Segunda, 23.
Pelas quatro e meia da madrugada, acordo
num reboliço mental. Do sonho estranho de uma nitidez impressionante sobressaía
com insistência estas palavras: Corpo do Meu
Corpo. Depois de me ter debatido por algum tempo entre a vigília e o sono,
decido levantar-me para anotar num pequeno bloco que tenho à cabeceira da cama
tudo o que tinha vindo ao meu encontro durante a noite. A cena passava-se no
Terreiro do Paço, dentro de um eléctrico que fora tomado de assalto por um
homem encapuzado que depressa reconhecera um passageiro que estava sentado a
meio da carruagem e que era eu.

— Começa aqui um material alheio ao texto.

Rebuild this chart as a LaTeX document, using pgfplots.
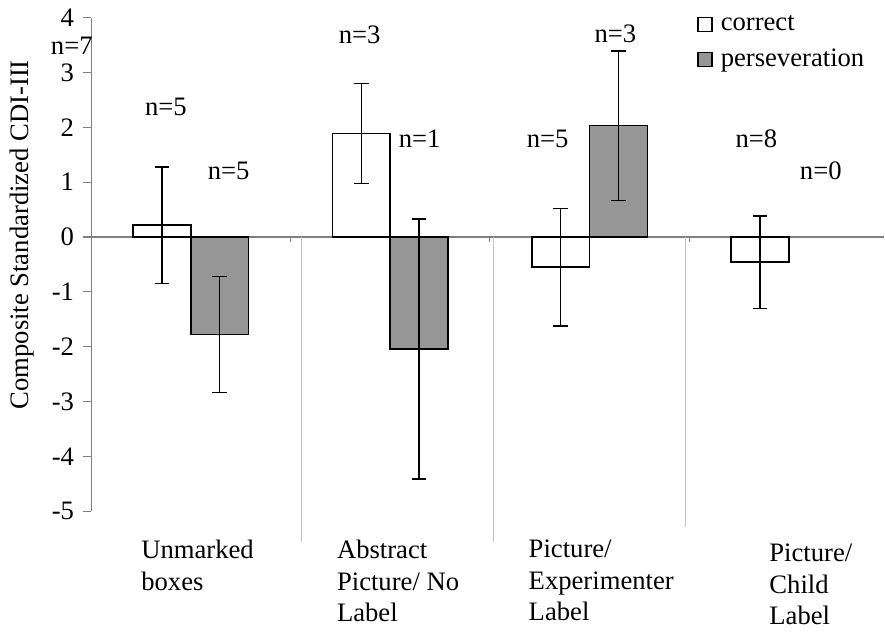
\documentclass[border=0pt]{standalone}
\usepackage{fontspec}
\setmainfont{Liberation Serif}
\usepackage{pgfplots}
\pgfplotsset{compat=1.18}
\definecolor{barfill}{RGB}{150,150,150}
\definecolor{axisgray}{RGB}{128,128,128}
\definecolor{sepgray}{RGB}{195,195,195}

\begin{document}
\fontsize{20}{23.5}\selectfont
\begin{tikzpicture}
\begin{axis}[
width=595.5pt,
height=370.5pt,
scale only axis,
clip=false,
xmin=-0.5, xmax=3.479,
ymin=-5, ymax=4,
ytick={-5,-4,-3,-2,-1,0,1,2,3,4},
/pgf/number format/assume math mode=true,
axis y line*=left,
axis x line*=bottom,
x axis line style={draw=none},
y axis line style={axisgray, line width=0.9pt, -},
ytick style={axisgray, line width=0.9pt},
xtick style={draw=none},
tick align=outside,
major tick length=6pt,
xtick={0,1,2},
xticklabels={{\hspace*{8.5pt}Unmarked\\\hspace*{8.5pt}boxes},
  {\hspace*{5.75pt}Abstract\\\hspace*{5.75pt}Picture/ No\\\hspace*{5.75pt}Label},
  {Picture/\\Experimenter\\Label}},
extra x ticks={3},
extra x tick labels={{Picture/\\Child\\Label}},
extra x tick style={xticklabel style={yshift=-3pt, xshift=31pt}},
xticklabel style={align=left, anchor=north west, xshift=-52.5pt, yshift=-9pt},
ylabel={Composite Standardized CDI-III},
ylabel style={at={(ticklabel cs:0.56)}},
ybar=0pt,
bar width=0.29,
legend style={at={(rel axis cs:0.764,1.011)}, anchor=north west, draw=none, fill=none,
  legend cell align=left, row sep=7pt, inner sep=0pt,
  /tikz/every even column/.append style={column sep=0pt}},
]
% zero line and category separators
\draw[axisgray, line width=0.9pt] (axis cs:-0.5,0) -- (axis cs:3.479,0);
\draw[axisgray, line width=0.8pt] (axis cs:0.5,0) -- (axis cs:0.5,-0.1);
\draw[axisgray, line width=0.8pt] (axis cs:1.5,0) -- (axis cs:1.5,-0.1);
\draw[axisgray, line width=0.8pt] (axis cs:2.5,0) -- (axis cs:2.5,-0.1);
\draw[sepgray, line width=1pt] (axis cs:0.556,0) -- (axis cs:0.556,-5.56);
\draw[sepgray, line width=1pt] (axis cs:1.519,0) -- (axis cs:1.519,-5.56);
\draw[sepgray, line width=1pt] (axis cs:2.481,0) -- (axis cs:2.481,-5.29);

\addplot[fill=white, draw=black, line width=1.2pt,
  legend image code/.code={\draw[black, fill=white, line width=1.1pt] (0pt,-5.2pt) rectangle (10.4pt,5.2pt);},
  error bars/.cd, y dir=both, y explicit,
  error bar style={black, line width=1.1pt},
  error mark options={rotate=90, black, mark size=5.5pt, line width=1.1pt}]
coordinates {
(0,0.215) +- (0,1.06)
(1,1.89) +- (0,0.91)
(2,-0.55) +- (0,1.07)
(3,-0.46) +- (0,0.84)
};
\addlegendentry{\hspace{4pt}correct}

\addplot[fill=barfill, draw=black, line width=1.2pt,
  legend image code/.code={\draw[black, fill=barfill, line width=1.1pt] (0pt,-5.2pt) rectangle (10.4pt,5.2pt);},
  error bars/.cd, y dir=both, y explicit,
  error bar style={black, line width=1.1pt},
  error mark options={rotate=90, black, mark size=5.5pt, line width=1.1pt}]
coordinates {
(0,-1.78) +- (0,1.06)
(1,-2.04) +- (0,2.37)
(2,2.03) +- (0,1.36)
};
\addlegendentry{\hspace{4pt}perseveration}

% sample sizes
\node at (axis cs:-0.597,3.49) {n=7};
\node at (axis cs:-0.125,2.38) {n=5};
\node at (axis cs:0.19,1.21) {n=5};
\node at (axis cs:0.847,3.69) {n=3};
\node at (axis cs:1.148,1.79) {n=1};
\node at (axis cs:1.79,1.79) {n=5};
\node at (axis cs:2.13,3.71) {n=3};
\node at (axis cs:2.837,1.79) {n=8};
\node at (axis cs:3.16,1.21) {n=0};

% page extent
\path (axis cs:-0.957,4.27) rectangle (axis cs:3.479,-7.295);
\end{axis}
\end{tikzpicture}
\end{document}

Ele diz-me, ameaçador, que tinha lido a
entrevista que eu havia dado ao jornal Público nesse dia e começou a debitar
uma série de impropérios contra mim. Nesse entretanto, a polícia que tinha sido
avisada, cerca o transporte com mais uns quantos passageiros reféns.
Negociações iniciam-se durante as quais o sujeito liberta todos os passageiros
menos eu. Encurtando. Umas horas depois, o terrorista (não gosto da
qualificação e evito-a sempre) enceta comigo um diálogo filosófico sobre a
existência de Deus e cita algumas frases de livros meus. Lá fora as pessoas que
assistem à cena são afastadas para lá da estátua de D. José, num perímetro de
vários metros. Apercebo-me a dada altura que cresceu o ímpeto violento do homem
e eu que até ali tinha estado calmo e dialogante, entro em stresse e tento
levantar-me do banco. Sou atirado prontamente para o chão onde fico magoado e a
sangrar da cabeça devido ao embate num banco. A noite aproximara-se, a polícia
de choque que substituíra a PSP tenta convencer o assaltante a sair sem me
molestar. O que acontece de madrugada comigo por escudo (talvez daí corpo do meu
corpo). Como ele era mais alto do que eu, assim que a porta do eléctrico abre,
um atirador certeiro atingi-o na cabeça e o rapaz cai à minha frente inanimado.
Acordo nesse momento, mas ainda a tempo de saber que o tiro não fora da
polícia, mas de um cúmplice que na realidade também tinha estado dentro do
eléctrico. Apercebo-me já desperto do que tenho de fazer com o sonho. Tento
conciliar de novo no sono, mas o meu cérebro partiu a galope a escrever páginas e páginas desta
história com todos os ingredientes imortais. São 11,22 da manhã e, não obstante
a concentração necessária ao antepenúltimo capítulo do romance que estou a
acabar ser indispensável, é no Corpo do Meu
Corpo que penso sem descanso numa escrita mental que se sobrepõe e atropela
esta em que trabalho há dois anos e meio.